Distribution of correlation

One of the more subtle ideas to convey in an introductory statistics class is that statistics have distributions.

Students implicitly think that when you calculate a statistic on a data set, say the mean, that then you have THE mean. But if your data are (modeled as) samples from a random variable, then anything you compute from those samples, such as the mean, is also a random variable. When you compute a useful statistic, it’s not as random as the data, i.e. it has smaller variance, but it’s still random.

A couple days ago I wrote about Fisher’s transform to make the distribution sample correlations closer to normal. This post will make that more concrete.

Preliminaries

We’ll need to bring in a few Python libraries. While we’re at it, let’s set the random number generator seed so the results will be reproducible.

import numpy as np
import matplotlib.pyplot as plt
from scipy.stats import skew

np.random.seed(20251020)

Correlated RNG

Next, we’ll need a way to generate correlated random samples, specifying the correlation ρ and the sample size N.

def gen_correlated_samples(rho, N):
    mean = [0, 0]
    cov = [
        [1, rho],
        [rho, 1]
    ]
    return np.random.multivariate_normal(mean, cov, size=N)

Calculating correlation

Once we generate correlated pairs, we need to calculate their correlation. To be more precise, their linear (Pearson) correlation. To do this we’ll find the empirical covariance matrix, the sample counterpart to the covariance matrix specified in the generator code above. The correlation coefficient is then the off-diagonal element of the covariance matrix.

def pearsonr(X):
    correlation_matrix = np.corrcoef(X[:,0], X[:,1])
    return correlation_matrix[0, 1]

Simulation

Now we’re ready to do our simulation.

M = 10000
rs = np.zeros(M)
for i in range(M):
    X = gen_correlated_samples(0.9, 100)
    rs[i] = pearsonr(X)

Notice that there are two levels of sampling. We’re generating random samples of size 100 and computing their correlation; that’s sampling our underlying data. And we’re repeating the process of computing the correlation 10,000 times; that’s sampling the correlation.

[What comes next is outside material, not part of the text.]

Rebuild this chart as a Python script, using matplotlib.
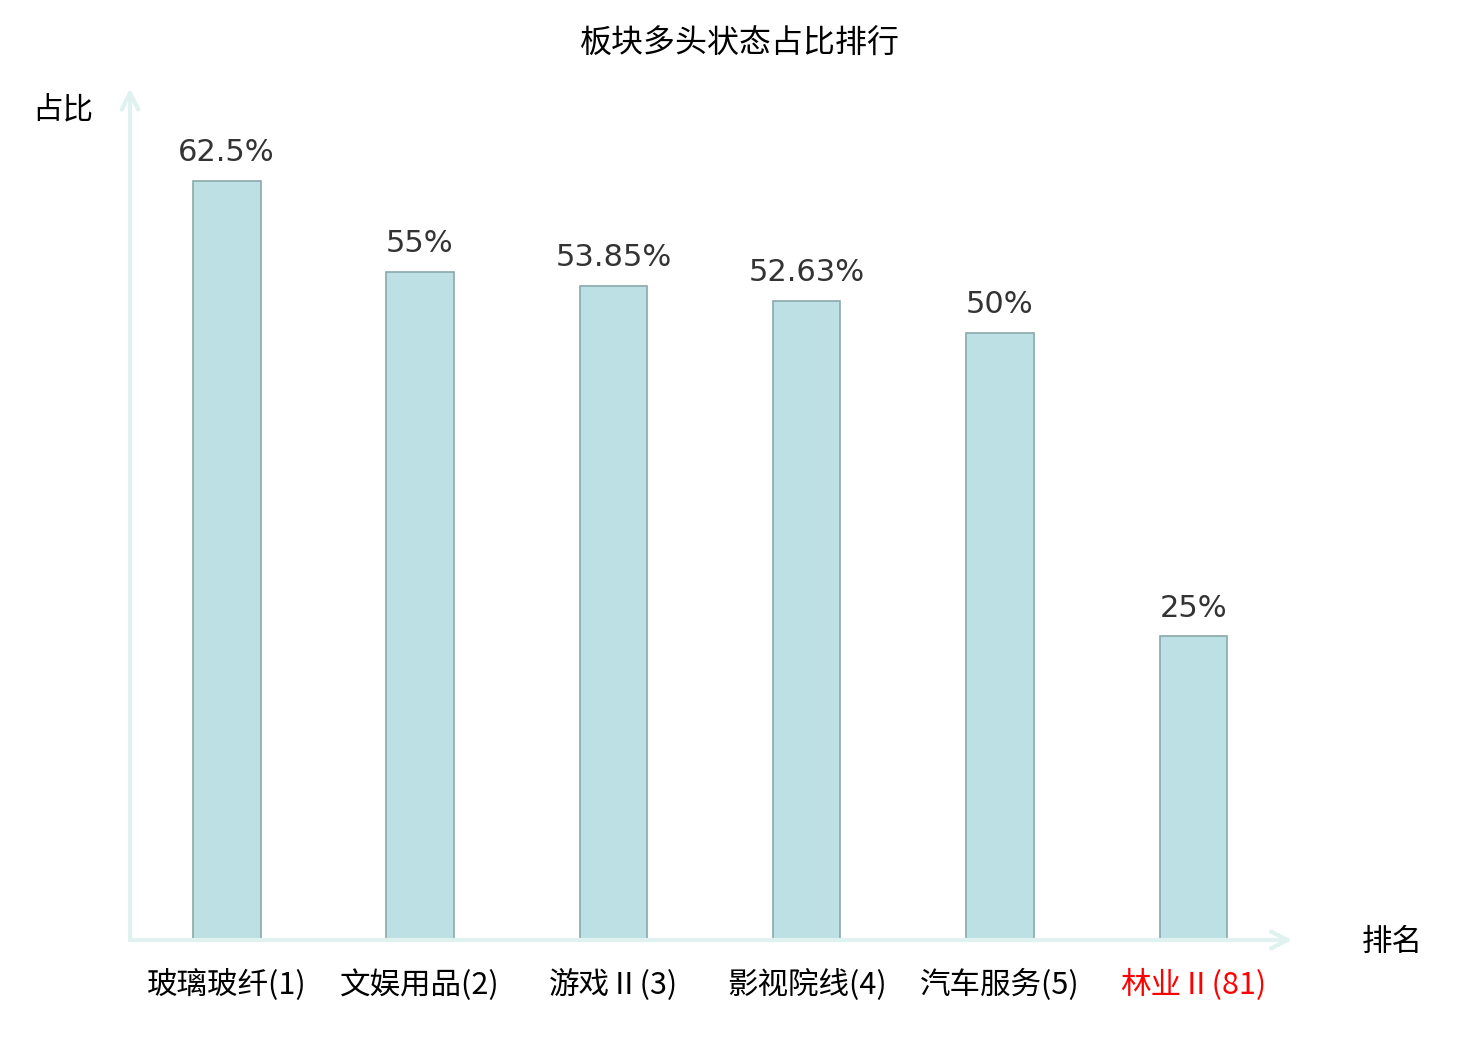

Untransformed distribution

Next we view the distribution of the correlation values.

plt.hist(rs, bins=int(np.sqrt(M)))
plt.show()
plt.close()

This gives the following plot.

It’s strongly skewed to the left, which we can quantify by calculating the skewness.

print(skew(rs))

This tells us the skewness is −0.616. A normal distribution has skewness 0. The negative sign tells us the direction of the skew.

Transformed distribution

Now let’s apply the Fisher transformation and see how it makes the distribution much closer to normal.

xformed = np.arctanh(rs)
plt.hist(xformed, bins=int(np.sqrt(M)))
plt.show()
plt.close()
print(skew(xformed))

This produces the plot below and prints a skewness value of −0.0415.

Small correlation example

We said before that when the correlation ρ is near zero, the Fisher transformation is less necessary. Here’s an example where ρ = 0.1. It’s not visibly different from a normal distribution, and the skewness is −0.1044.

Observation and conjecture

In our two examples, the skewness was approximately −ρ. Was that a coincidence, or does that hold more generally? We can test this with the following code.

def skewness(rho):
    rs = np.zeros(M)
    for i in range(M):
        X = gen_correlated_samples(rho, 100)
        rs[i] = pearsonr(X)
    return skew(rs)
    
rhos = np.linspace(-1, 1, 100)
ks = [skewness(rho) for rho in rhos]
plt.plot(rhos, ks)
plt.plot(rhos, -rhos, "--", color="gray")
plt.show()

Here’s the resulting plot.

It looks like the skewness is not exactly −ρ, but −cρ for some c < 1. Maybe c depends on the inner sample size, in our case 100. But it sure looks like skewness is at least approximately proportional to ρ. Maybe this is a well-known result, but I haven’t seen it before.